In Smash Hits, Mark Ellen summarised Brewing Up with Billy Bragg as "more of the same" from Bragg, "only better ... raw, clipped, witty songs about love, life, politics, the press and a lot of other things he seems to take so personally." Sounds critic Billy Black deemed it "an unmitigated success" showing "how far the Art of Billy Bragg has come on", while in Record Mirror, Andy Strike found the music more varied than on Life's a Riot with Spy vs Spy, noting the addition of "organ, trumpet, guitar over dubs and harmony vocals" and calling Bragg's guitar playing "more entertaining" than before. Praising Bragg's songwriting, Danny Kelly of NME observed that while the album's political songs "are more acidly Quixotic than ever", the songs about romance "cut even deeper". Kelly had only minor reservations with the record's sparse production, writing that "the patented Bragg guitar/voice format, now bereft of the shock of the new, needs more splashes of the sort of colour afforded by Woodhead's trumpet." At the end of 1984, Brewing Up with Billy Bragg was ranked as the year's sixth-best album by NME.
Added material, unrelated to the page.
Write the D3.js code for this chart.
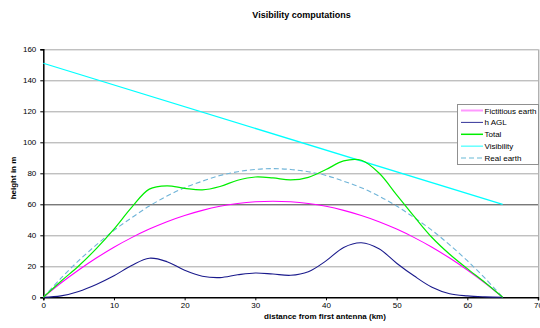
<!DOCTYPE html>
<html>
<head>
<meta charset="utf-8">
<script src="https://cdn.jsdelivr.net/npm/d3@7"></script>
<style>
  body { margin: 0; background: #fff; }
  text { font-family: "Liberation Sans", Arial, sans-serif; fill: #000; }
</style>
</head>
<body>
<div id="chart"></div>
<script>
// Data
var distance = [0, 2.5, 5, 7.5, 10, 12.5, 15, 17.5, 20, 22.5, 25, 27.5, 30, 32.5,
                35, 37.5, 40, 42.5, 45, 47.5, 50, 52.5, 55, 57.5, 60, 62.5, 65];
var fictitiousEarth = [0, 9.2, 17.6, 25.3, 32.3, 38.5, 44.0, 48.8, 52.8, 56.1, 58.7, 60.5, 61.6, 62.0,
                       61.6, 60.5, 58.7, 56.1, 52.8, 48.8, 44.0, 38.5, 32.3, 25.3, 17.6, 9.2, 0];
var hAGL = [0, 0.9, 3.8, 8.3, 13.9, 20.5, 25.2, 23.0, 17.4, 13.6, 12.7, 14.5, 15.7, 15.0,
            14.2, 16.5, 23.5, 32.2, 35.2, 31.3, 22.0, 13.7, 6.5, 2.3, 0.9, 0.3, 0];
var total = [0, 10.4, 20.2, 31.4, 44.0, 58.0, 69.8, 71.9, 70.3, 69.3, 71.5, 75.5, 77.6, 77.0,
             75.7, 77.4, 82.4, 88.0, 88.4, 80.2, 66.1, 52.0, 38.6, 27.8, 18.5, 9.5, 0];
var realEarth = [0, 12.3, 23.6, 33.8, 43.2, 51.3, 58.9, 65.3, 70.7, 74.9, 78.6, 81.0, 82.5, 83.0,
                 82.5, 81.0, 78.6, 74.9, 70.7, 65.3, 58.9, 51.3, 43.2, 33.8, 23.6, 12.3, 0];
var visDistance = [0, 65];
var visibility = [151, 60];

var xTicks = [0, 10, 20, 30, 40, 50, 60, 70];
var yTicks = [0, 20, 40, 60, 80, 100, 120, 140, 160];

var seriesNames = ["Fictitious earth", "h AGL", "Total", "Visibility", "Real earth"];

// Chart space
var svgWidth = 540;
var svgHeight = 328;
var margin = { top: 49.3, right: 2, bottom: 30.7, left: 43.3 };
var width = svgWidth - margin.left - margin.right;
var height = svgHeight - margin.top - margin.bottom;

var svg = d3.select("#chart")
    .append("svg")
    .attr("width", svgWidth)
    .attr("height", svgHeight);

var chartGroup = svg.append("g")
    .attr("transform", `translate(${margin.left}, ${margin.top})`);

// Scales
var xScale = d3.scaleLinear().domain([0, 70]).range([0, 494.7]);
var yScale = d3.scaleLinear().domain([0, 160]).range([height, 0]);

// Gridlines
chartGroup.selectAll(".grid")
    .data(yTicks.filter(d => d > 0))
    .enter()
    .append("line")
    .attr("x1", 0)
    .attr("x2", xScale(70))
    .attr("y1", d => Math.round(yScale(d)) + 0.5)
    .attr("y2", d => Math.round(yScale(d)) + 0.5)
    .attr("stroke", d => d === 60 ? "#404040" : "#a6a6a6")
    .attr("stroke-width", 1);

// right border of plot area
chartGroup.append("line")
    .attr("x1", Math.round(xScale(70)) + 0.5)
    .attr("x2", Math.round(xScale(70)) + 0.5)
    .attr("y1", yScale(160))
    .attr("y2", yScale(0))
    .attr("stroke", "#909090");

// Axes
var bottomAxis = d3.axisBottom(xScale).tickValues(xTicks).tickSize(3).tickPadding(2);
var leftAxis = d3.axisLeft(yScale).tickValues(yTicks).tickSize(3).tickPadding(4);

var xAxisG = chartGroup.append("g")
    .attr("transform", `translate(0, ${height})`)
    .call(bottomAxis);
var yAxisG = chartGroup.append("g")
    .call(leftAxis);

[xAxisG, yAxisG].forEach(function(g) {
    g.select(".domain").attr("stroke", "#000").attr("stroke-width", 1.5);
    g.selectAll(".tick line").attr("stroke", "#000");
    g.selectAll(".tick text")
        .attr("font-size", 8)
        .attr("fill", "#222")
        .style("font-family", "'Liberation Sans', Arial, sans-serif");
});

// Lines
var line = d3.line()
    .x(d => xScale(d[0]))
    .y(d => yScale(d[1]))
    .curve(d3.curveCatmullRom.alpha(0.5));

function pairs(xs, ys) {
    return xs.map((x, i) => [x, ys[i]]);
}

var series = [
    { values: pairs(distance, realEarth), color: "#6fb4d8", width: 1.1, dash: "5,3" },
    { values: pairs(distance, fictitiousEarth), color: "#ff00ff", width: 1.1, dash: null },
    { values: pairs(distance, hAGL), color: "#1a1a8c", width: 1.1, dash: null },
    { values: pairs(visDistance, visibility), color: "#00ffff", width: 1.3, dash: null },
    { values: pairs(distance, total), color: "#00ee00", width: 1.2, dash: null }
];

series.forEach(function(s) {
    chartGroup.append("path")
        .datum(s.values)
        .attr("fill", "none")
        .attr("stroke", s.color)
        .attr("stroke-width", s.width)
        .attr("stroke-dasharray", s.dash)
        .attr("d", line);
});

// Legend
var legendColors = ["#ff99ff", "#333399", "#00ee00", "#66ffff", "#b3dcea"];
var legendWidths = [2, 1, 1.5, 1.5, 2];
var legendDash = [null, null, null, null, "5,3"];

var legend = svg.append("g").attr("transform", "translate(457.5, 104.5)");
legend.append("rect")
    .attr("width", 81)
    .attr("height", 60)
    .attr("fill", "#fff")
    .attr("stroke", "#909090");

var legendItem = legend.selectAll(".item")
    .data(seriesNames)
    .enter()
    .append("g")
    .attr("transform", (d, i) => `translate(0, ${6 + i * 11.9})`);

legendItem.append("line")
    .attr("x1", 3.5)
    .attr("x2", 25.5)
    .attr("y1", 0)
    .attr("y2", 0)
    .attr("stroke", (d, i) => legendColors[i])
    .attr("stroke-width", (d, i) => legendWidths[i])
    .attr("stroke-dasharray", (d, i) => legendDash[i]);

legendItem.append("text")
    .attr("x", 27)
    .attr("y", 3)
    .attr("font-size", 8)
    .text(d => d);

// Title and axis labels
svg.append("text")
    .attr("x", 301.5)
    .attr("y", 18)
    .attr("text-anchor", "middle")
    .attr("font-size", 9)
    .attr("font-weight", "bold")
    .text("Visibility computations");

svg.append("text")
    .attr("x", 325)
    .attr("y", 319)
    .attr("text-anchor", "middle")
    .attr("font-size", 8)
    .attr("font-weight", "bold")
    .text("distance from first antenna (km)");

svg.append("text")
    .attr("transform", "translate(16, 178) rotate(-90)")
    .attr("text-anchor", "middle")
    .attr("font-size", 8)
    .attr("font-weight", "bold")
    .text("height in m");
</script>
</body>
</html>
Retrospectively, AllMusic reviewer David Cleary called Brewing Up with Billy Bragg "another clutch of memorable, clever songs", which "refined and sweetened" the "rudimentary voice and electric guitar arrangements" of Bragg's debut album. Douglas Wolk described it in Rolling Stone as "spare and unsparing, with Bragg equally frustrated by media bias and a faithless lover." In 2000, Q placed Brewing Up with Billy Bragg at number 87 on its list of the "100 Greatest British Albums Ever".

Professional ratings
Review scores
| Source | Rating |
| AllMusic | Star Half star |
| Blender | Star |
| Entertainment Weekly | A− |
| Q | Star |
| Record Mirror | Star |
| Rolling Stone | Star Half star |
| Smash Hits | 8/10 |
| Sounds | Star Half star |
| Spin Alternative Record Guide | 7/10 |
| The Village Voice | B− |

==Track listing==
All songs written by Billy Bragg, except where noted.

===Disc one===
1. "It Says Here" - 4:18
2. "Love Gets Dangerous" - 2:23
3. "The Myth of Trust" - 2:54
4. "From a Vauxhall Velox" - 2:31
5. "The Saturday Boy" - 3:30
6. "Island of No Return" - 3:37
7. "St. Swithin's Day" - 3:54
8. "Like Soldiers Do" - 2:39
9. "This Guitar Says Sorry" - 2:31
10. "Strange Things Happen" - 2:38
11. "A Lover Sings" - 3:54

===Disc two (2006 reissue)===
1. "It Must Be a River" - 2:19
2. "Won't Talk About It" - 5:06
3. "Talking Wag Club Blues" - 2:59
4. "You Got the Power" (James Brown, George Terry) - 3:10
5. "The Last Time" (Mick Jagger, Keith Richards) - 2:55
6. "Back to the Old House" (Morrissey, Johnny Marr) - 2:53
7. "A Lover Sings" (alternative version) - 3:58
8. "Which Side Are You On?" (Florence Reece, Bragg) - 2:34
9. "It Says Here" (alternative version) - 2:36
10. "Between the Wars" - 2:30
11. "The World Turned Upside Down" (Leon Rosselson) - 2:35

==Personnel==
Credits are adapted from the album's liner notes.

===Musicians===
- Billy Bragg - vocals, guitar
- Kenny Craddock - organ
- Dave Woodhead - trumpet

===Additional personnel===
- Edward de Bono - production
- Kenny Jones - engineering
- Heeps Willard - cover illustration
- Caramel/Crunch - design
- Andy Kershaw - photography

==Charts==

| Chart (1984–1985) | Peak position |
|---|---|
| New Zealand Albums (RMNZ) | 23 |
| UK Albums (Official Charts) | 16 |

==Certifications==

| Region | Certification | Certified units/sales |
| United Kingdom (BPI) | Silver | 60,000^{^} |
^{^} Shipments figures based on certification alone.